We have to find ways to keep plowing forward and I'm starting Papergreat's 17th calendar year with some short posts about items I've come across during some recent sorting and decluttering of family ephemera. Every January brings a fresh urge to purge stuff for sanity's sake. I hope this year sees more meaningful progress by me in that regard.
This is a greeting card that was designed to be a bookmark, if you detach the front cover of the card. It's stained and there's a tear at the bottom, but I've fixed that with tape and I'm going to put this in my pile of bookmarks and toss the rest of the card, along with the generic cursive message.
The bookmark was produced by Yorkraft and the card is printed with the following explanatory message: "Hand colored Book-Marks (Lese Ziechen), similar to this, with designs derived from religious symbolism, were used to mark the place many old Pennsylvania Dutch Bibles and Hymnals."
For some information about Yorkraft we turn to the York Daily Record and a 2016 Universal York blog post by June Lloyd. The company dates to at least the mid 1940s and manufactured "decorative signs and novelties, including Pennsylvania Dutch trinkets." Lloyd's post cites a 1946 advertisement that states:
"YORKRAFT Pennsylvania Dutch… Greeting Cards and Gift items, for inspiration, draw upon a rich store of folklore and folk-arts of the Pennsylvania Dutch who have probably contributed more than any other group, to the Early American Folk Arts. Yorkraft has caught the charm and spirit of their decoration and design, their quaint speech and humor and their picturesque dress and customs, which still persist in Pennsylvania and to some extent in other parts of the country settled by Pennsylvania Dutch folks."

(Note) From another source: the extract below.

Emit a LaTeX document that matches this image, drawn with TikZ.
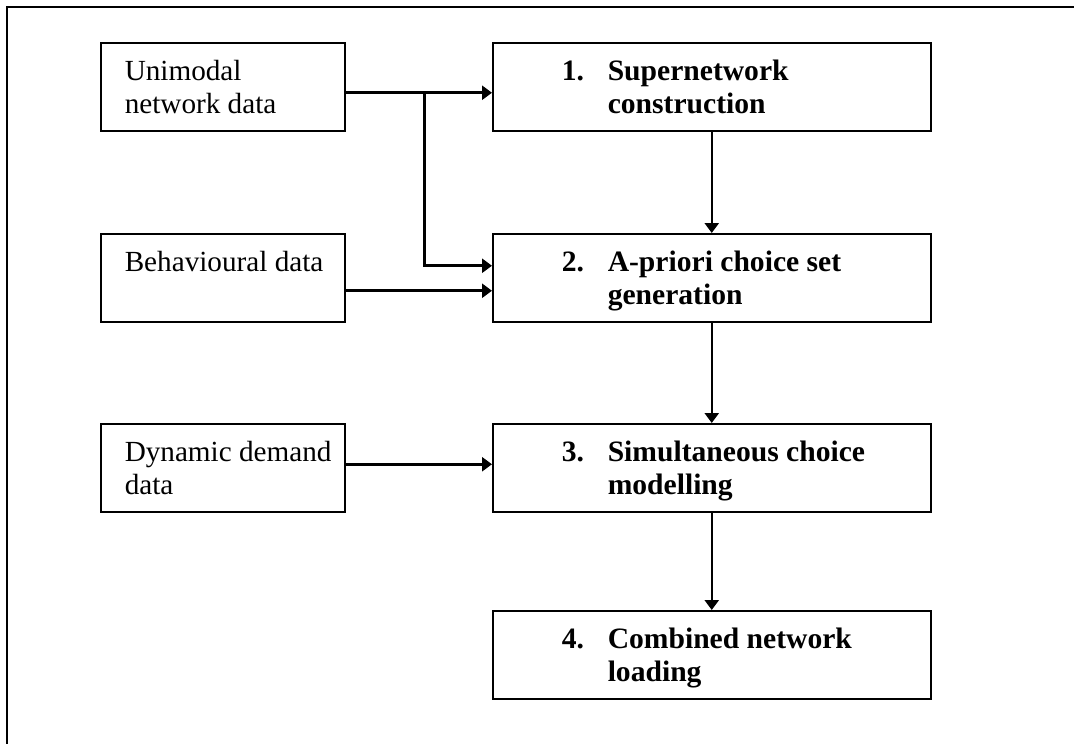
\documentclass[tikz,border=0pt]{standalone}
\usepackage{fontspec}
\setmainfont{Liberation Serif}
\usetikzlibrary{arrows.meta}

% text set at the top of a box
\newcommand{\datatext}[1]{\parbox[t][88pt][t]{244pt}{\vspace*{14.9pt}\leftskip=24pt\strut #1}}
\newcommand{\steptext}[3]{\parbox[t][88pt][t]{438pt}{\vspace*{14.9pt}\leftskip=69pt\strut\makebox[46pt][l]{#1}#2\\\hspace*{46pt}#3}}

\tikzset{
	databox/.style={draw, line width=1.5pt, inner sep=0pt, anchor=north west, font=\fontsize{29.2}{33}\selectfont},
	stepbox/.style={databox, font=\fontsize{29.6}{33}\selectfont\bfseries},
	inflow/.style={line width=3pt, -{Triangle[length=10pt,width=14pt]}},
	stepflow/.style={line width=2.5pt, -{Triangle[length=10pt,width=14pt]}}
}

\begin{document}
\begin{tikzpicture}[x=1pt,y=-1pt]
		\useasboundingbox (0,0) rectangle (1074,744);
		\draw[line width=2pt] (7,746) -- (7,7) -- (1076,7);
		
		% inputs
		\node[databox] (unimodal) at (100,42) {\datatext{Unimodal\\network data}};
		\node[databox] (behav) at (100,233) {\datatext{Behavioural data}};
		\node[databox] (dynamic) at (100,423) {\datatext{Dynamic demand\\data}};
		
		% steps
		\node[stepbox] (supernet) at (492,42) {\steptext{1.}{Supernetwork}{construction}};
		\node[stepbox] (choiceset) at (492,233) {\steptext{2.}{A-priori choice set}{generation}};
		\node[stepbox] (simchoice) at (492,423) {\steptext{3.}{Simultaneous choice}{modelling}};
		\node[stepbox] (loading) at (492,610) {\steptext{4.}{Combined network}{loading}};
		
		\draw[inflow] ([yshift=-6pt]unimodal.east) -- ([yshift=-6pt]supernet.west);
		\coordinate (split) at (424,92);
		\draw[inflow] (split) |- ([yshift=12pt]choiceset.west);
		\draw[inflow] ([yshift=-13pt]behav.east) -- ([yshift=-13pt]choiceset.west);
		\draw[inflow] ([yshift=3.5pt]dynamic.east) -- ([yshift=3.5pt]simchoice.west);
		
		\draw[stepflow] (supernet.south) -- (choiceset.north);
		\draw[stepflow] (choiceset.south) -- (simchoice.north);
		\draw[stepflow] (simchoice.south) -- (loading.north);
		
	\end{tikzpicture}
\end{document}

There are hundreds of Yorkraft items currently for sale on eBay, some dating to the late 1970s. I'm actually a little surprised that this is the company's first-ever mention on Papergreat. Items range from a set of blank Amish-themed notecards for less than $10 to faux stained-glass display pieces to Pennsylvania Dutch recipe booklets to a 1969 "Make Love Not War" wooden sign that's pretty damn cool and is listed for $329.99.